SHORT PROBLEM
In the records below, find the line containing "Emit a Python" and the line containing "W, H = 886, 520". Give again exactly those lines and every line between them, omitting the pictures.

--- begin ---

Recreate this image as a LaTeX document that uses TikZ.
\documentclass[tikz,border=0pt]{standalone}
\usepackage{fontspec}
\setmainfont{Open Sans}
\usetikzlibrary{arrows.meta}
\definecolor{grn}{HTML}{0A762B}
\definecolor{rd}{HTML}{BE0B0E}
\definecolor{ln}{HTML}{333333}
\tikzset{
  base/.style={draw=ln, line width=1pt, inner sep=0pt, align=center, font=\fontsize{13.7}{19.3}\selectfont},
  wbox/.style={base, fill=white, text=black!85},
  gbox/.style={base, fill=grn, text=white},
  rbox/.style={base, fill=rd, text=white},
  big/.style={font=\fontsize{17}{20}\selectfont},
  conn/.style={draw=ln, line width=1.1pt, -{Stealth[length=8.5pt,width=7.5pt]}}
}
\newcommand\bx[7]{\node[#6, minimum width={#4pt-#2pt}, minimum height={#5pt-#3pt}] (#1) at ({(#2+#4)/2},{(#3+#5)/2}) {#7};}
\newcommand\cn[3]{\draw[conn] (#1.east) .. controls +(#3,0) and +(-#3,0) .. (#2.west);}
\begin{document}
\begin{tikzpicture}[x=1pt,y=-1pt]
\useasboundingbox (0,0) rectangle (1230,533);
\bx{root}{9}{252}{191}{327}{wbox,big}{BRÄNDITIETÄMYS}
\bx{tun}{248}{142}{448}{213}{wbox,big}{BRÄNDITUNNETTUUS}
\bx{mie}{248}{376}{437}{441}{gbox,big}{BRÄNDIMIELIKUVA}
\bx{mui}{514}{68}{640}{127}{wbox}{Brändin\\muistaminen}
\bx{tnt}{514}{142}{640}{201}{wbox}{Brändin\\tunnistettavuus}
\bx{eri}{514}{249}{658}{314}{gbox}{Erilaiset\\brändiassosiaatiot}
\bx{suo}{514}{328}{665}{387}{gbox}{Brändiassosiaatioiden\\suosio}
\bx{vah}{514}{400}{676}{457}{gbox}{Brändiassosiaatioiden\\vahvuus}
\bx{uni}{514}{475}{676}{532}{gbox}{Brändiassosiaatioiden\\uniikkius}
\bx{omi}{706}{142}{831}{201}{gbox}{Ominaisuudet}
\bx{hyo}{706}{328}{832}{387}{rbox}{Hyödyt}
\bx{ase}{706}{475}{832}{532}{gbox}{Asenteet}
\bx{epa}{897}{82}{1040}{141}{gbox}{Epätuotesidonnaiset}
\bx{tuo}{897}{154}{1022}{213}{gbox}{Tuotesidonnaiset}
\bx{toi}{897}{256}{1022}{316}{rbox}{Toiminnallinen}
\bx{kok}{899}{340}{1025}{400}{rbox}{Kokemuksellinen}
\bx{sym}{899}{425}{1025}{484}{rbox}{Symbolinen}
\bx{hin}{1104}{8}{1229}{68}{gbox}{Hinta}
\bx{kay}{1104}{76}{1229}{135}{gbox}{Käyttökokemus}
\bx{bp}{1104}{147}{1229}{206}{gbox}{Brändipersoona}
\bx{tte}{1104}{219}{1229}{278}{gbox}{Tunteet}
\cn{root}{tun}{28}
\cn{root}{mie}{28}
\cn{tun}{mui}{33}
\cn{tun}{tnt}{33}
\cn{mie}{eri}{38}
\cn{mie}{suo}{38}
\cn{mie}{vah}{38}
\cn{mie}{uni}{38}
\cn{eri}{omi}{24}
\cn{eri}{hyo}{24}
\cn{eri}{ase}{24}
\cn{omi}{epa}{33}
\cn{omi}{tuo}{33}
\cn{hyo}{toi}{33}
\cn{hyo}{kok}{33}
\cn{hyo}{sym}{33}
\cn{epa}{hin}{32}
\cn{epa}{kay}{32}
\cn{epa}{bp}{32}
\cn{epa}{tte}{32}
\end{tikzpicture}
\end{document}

--- end ---
--- begin ---

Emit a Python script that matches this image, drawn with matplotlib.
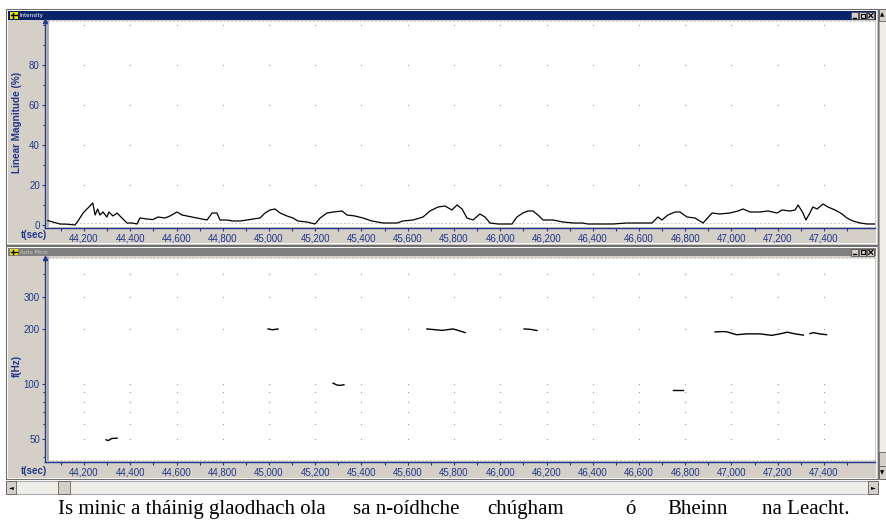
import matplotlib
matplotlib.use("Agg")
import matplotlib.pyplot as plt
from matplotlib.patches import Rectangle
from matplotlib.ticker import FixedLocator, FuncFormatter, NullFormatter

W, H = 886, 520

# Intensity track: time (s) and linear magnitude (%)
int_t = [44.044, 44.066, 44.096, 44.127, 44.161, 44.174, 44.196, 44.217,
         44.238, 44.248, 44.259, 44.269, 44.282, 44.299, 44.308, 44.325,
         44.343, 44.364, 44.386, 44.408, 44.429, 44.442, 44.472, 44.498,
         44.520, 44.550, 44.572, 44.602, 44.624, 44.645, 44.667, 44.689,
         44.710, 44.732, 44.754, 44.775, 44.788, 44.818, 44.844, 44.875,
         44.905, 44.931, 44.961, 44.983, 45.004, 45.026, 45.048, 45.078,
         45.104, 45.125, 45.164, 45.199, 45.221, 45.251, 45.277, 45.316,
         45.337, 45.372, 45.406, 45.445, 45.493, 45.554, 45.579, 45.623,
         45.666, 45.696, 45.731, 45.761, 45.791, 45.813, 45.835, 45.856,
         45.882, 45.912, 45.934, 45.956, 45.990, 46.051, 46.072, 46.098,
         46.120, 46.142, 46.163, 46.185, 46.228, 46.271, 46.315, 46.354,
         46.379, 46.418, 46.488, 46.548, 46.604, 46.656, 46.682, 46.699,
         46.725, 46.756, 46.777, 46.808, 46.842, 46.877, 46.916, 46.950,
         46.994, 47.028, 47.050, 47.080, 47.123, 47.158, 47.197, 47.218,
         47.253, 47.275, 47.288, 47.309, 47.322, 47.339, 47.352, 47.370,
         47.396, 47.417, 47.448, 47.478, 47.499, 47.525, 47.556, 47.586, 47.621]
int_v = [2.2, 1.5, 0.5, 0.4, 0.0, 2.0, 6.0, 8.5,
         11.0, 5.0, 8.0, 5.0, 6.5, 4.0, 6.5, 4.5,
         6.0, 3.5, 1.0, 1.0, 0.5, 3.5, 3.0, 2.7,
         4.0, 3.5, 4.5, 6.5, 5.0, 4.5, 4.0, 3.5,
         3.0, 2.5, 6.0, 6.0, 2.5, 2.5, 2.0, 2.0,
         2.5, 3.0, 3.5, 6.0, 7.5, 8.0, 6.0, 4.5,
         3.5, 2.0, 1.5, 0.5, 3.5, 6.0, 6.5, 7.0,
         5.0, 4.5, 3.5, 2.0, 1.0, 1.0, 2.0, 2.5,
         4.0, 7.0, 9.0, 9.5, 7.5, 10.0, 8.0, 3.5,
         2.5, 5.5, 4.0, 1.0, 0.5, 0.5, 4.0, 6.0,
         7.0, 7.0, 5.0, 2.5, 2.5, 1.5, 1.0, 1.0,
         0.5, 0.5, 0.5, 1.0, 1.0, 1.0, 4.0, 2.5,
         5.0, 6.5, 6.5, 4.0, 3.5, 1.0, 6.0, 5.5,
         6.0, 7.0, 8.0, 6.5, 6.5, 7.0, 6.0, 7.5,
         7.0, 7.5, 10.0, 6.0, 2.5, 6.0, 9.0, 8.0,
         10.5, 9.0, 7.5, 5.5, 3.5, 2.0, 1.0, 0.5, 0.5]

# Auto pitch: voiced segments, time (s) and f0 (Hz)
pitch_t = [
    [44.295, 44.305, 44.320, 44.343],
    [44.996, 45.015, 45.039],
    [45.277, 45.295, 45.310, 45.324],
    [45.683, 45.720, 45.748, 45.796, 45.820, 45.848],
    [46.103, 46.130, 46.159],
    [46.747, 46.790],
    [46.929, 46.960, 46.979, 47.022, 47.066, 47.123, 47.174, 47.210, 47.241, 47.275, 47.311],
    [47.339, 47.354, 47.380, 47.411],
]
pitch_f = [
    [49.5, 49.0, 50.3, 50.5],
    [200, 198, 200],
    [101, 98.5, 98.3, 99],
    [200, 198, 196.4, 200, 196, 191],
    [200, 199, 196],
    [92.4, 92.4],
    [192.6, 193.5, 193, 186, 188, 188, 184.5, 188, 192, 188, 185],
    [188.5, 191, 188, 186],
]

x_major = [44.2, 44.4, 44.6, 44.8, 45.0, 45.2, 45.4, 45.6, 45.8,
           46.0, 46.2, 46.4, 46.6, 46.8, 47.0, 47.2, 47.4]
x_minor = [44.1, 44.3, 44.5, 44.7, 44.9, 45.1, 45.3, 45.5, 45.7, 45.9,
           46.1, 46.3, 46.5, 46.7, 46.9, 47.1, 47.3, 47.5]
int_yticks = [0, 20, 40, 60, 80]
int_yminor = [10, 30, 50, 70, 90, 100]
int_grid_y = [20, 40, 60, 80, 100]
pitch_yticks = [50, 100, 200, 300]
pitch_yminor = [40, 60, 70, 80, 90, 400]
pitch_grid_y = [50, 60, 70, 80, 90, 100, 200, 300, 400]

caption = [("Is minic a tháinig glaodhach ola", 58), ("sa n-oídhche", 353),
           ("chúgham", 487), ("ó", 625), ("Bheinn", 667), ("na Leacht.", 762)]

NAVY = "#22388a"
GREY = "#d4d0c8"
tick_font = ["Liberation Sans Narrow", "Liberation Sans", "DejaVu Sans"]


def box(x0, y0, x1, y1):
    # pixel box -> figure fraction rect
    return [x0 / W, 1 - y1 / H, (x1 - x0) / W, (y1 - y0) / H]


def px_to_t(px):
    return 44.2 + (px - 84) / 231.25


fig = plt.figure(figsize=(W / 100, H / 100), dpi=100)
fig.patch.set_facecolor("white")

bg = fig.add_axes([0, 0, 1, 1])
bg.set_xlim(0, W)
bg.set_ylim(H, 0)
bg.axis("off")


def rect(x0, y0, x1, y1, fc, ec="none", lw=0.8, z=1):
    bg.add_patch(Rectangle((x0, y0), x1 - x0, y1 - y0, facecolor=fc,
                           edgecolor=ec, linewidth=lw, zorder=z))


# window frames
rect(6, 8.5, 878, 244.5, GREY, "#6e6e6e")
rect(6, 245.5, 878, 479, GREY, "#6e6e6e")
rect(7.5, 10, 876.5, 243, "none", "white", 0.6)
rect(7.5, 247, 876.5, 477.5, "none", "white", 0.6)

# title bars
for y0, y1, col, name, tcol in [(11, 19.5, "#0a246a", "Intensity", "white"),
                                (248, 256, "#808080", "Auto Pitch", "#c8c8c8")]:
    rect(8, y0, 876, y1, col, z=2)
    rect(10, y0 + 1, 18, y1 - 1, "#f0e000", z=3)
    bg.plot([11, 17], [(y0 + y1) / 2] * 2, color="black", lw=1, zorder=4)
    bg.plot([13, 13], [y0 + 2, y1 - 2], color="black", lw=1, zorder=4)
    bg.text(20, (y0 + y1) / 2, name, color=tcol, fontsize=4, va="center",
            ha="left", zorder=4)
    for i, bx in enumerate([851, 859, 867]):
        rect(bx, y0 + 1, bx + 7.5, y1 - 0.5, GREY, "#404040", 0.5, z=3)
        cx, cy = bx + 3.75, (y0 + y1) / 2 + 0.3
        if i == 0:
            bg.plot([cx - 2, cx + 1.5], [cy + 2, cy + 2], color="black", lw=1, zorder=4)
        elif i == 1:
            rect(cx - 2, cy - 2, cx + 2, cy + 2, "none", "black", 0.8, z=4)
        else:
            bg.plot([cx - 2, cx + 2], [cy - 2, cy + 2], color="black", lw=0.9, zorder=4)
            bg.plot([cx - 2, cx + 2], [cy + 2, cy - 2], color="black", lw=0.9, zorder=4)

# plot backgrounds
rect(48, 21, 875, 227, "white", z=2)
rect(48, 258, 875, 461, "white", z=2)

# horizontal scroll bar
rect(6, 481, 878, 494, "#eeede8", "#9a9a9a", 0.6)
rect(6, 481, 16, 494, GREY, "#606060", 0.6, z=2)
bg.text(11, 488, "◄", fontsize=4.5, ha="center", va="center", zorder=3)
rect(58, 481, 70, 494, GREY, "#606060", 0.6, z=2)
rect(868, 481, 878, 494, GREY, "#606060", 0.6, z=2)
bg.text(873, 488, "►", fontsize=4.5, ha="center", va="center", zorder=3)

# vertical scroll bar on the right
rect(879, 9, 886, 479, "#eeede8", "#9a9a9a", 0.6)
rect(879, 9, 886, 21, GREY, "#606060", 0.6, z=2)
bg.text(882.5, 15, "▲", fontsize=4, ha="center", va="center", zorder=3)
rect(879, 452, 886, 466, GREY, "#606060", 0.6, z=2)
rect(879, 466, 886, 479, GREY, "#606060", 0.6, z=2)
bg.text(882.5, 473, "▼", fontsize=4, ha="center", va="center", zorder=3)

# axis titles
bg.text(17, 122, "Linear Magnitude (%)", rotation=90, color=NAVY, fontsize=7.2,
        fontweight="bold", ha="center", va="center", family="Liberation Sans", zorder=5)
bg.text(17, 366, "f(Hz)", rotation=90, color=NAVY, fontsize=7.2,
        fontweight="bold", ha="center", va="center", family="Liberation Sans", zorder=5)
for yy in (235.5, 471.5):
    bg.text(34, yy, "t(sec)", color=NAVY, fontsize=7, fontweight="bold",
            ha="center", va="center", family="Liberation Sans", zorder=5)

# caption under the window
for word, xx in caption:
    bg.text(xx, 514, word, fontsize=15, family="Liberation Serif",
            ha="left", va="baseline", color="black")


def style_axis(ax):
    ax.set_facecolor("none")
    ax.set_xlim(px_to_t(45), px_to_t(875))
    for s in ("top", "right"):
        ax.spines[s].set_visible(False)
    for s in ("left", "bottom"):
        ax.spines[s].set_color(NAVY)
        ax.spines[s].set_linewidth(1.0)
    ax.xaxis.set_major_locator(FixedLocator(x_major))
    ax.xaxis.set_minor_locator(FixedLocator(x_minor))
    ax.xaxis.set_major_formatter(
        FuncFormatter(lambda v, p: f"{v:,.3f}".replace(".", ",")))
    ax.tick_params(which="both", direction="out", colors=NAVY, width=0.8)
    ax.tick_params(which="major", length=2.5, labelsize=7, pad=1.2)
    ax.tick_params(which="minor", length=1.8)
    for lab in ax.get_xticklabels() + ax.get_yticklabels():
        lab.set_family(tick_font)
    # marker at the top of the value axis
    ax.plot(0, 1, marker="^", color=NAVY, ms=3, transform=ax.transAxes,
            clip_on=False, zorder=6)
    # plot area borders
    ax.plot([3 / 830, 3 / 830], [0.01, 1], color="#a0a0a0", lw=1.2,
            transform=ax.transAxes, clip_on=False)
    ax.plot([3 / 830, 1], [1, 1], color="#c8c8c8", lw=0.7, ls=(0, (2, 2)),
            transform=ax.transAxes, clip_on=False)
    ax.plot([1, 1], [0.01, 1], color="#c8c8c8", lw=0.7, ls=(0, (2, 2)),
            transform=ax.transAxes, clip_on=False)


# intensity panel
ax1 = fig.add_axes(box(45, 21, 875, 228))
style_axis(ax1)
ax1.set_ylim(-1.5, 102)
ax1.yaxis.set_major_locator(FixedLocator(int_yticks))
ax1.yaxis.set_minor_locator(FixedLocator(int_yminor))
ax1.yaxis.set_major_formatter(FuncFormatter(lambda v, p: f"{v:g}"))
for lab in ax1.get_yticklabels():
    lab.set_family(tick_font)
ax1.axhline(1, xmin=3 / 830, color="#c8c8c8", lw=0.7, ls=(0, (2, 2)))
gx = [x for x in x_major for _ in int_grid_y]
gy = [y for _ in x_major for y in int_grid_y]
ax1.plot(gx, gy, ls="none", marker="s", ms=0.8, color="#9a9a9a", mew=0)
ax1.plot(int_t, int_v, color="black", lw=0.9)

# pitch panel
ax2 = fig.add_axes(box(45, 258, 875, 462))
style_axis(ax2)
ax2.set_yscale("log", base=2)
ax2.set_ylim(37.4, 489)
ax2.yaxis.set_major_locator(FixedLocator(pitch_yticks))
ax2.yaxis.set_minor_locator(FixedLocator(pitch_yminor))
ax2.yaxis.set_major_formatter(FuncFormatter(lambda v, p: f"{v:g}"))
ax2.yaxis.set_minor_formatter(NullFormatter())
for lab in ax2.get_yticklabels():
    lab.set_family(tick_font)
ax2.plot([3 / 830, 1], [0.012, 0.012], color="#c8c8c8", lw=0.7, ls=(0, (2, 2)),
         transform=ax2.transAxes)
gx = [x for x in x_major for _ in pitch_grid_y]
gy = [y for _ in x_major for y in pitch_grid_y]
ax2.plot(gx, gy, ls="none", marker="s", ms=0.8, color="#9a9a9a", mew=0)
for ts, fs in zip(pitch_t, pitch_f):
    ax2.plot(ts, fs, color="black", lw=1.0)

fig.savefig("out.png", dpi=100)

--- end ---

THE ANSWER
Emit a Python script that matches this image, drawn with matplotlib.
import matplotlib
matplotlib.use("Agg")
import matplotlib.pyplot as plt
from matplotlib.patches import Rectangle
from matplotlib.ticker import FixedLocator, FuncFormatter, NullFormatter

W, H = 886, 520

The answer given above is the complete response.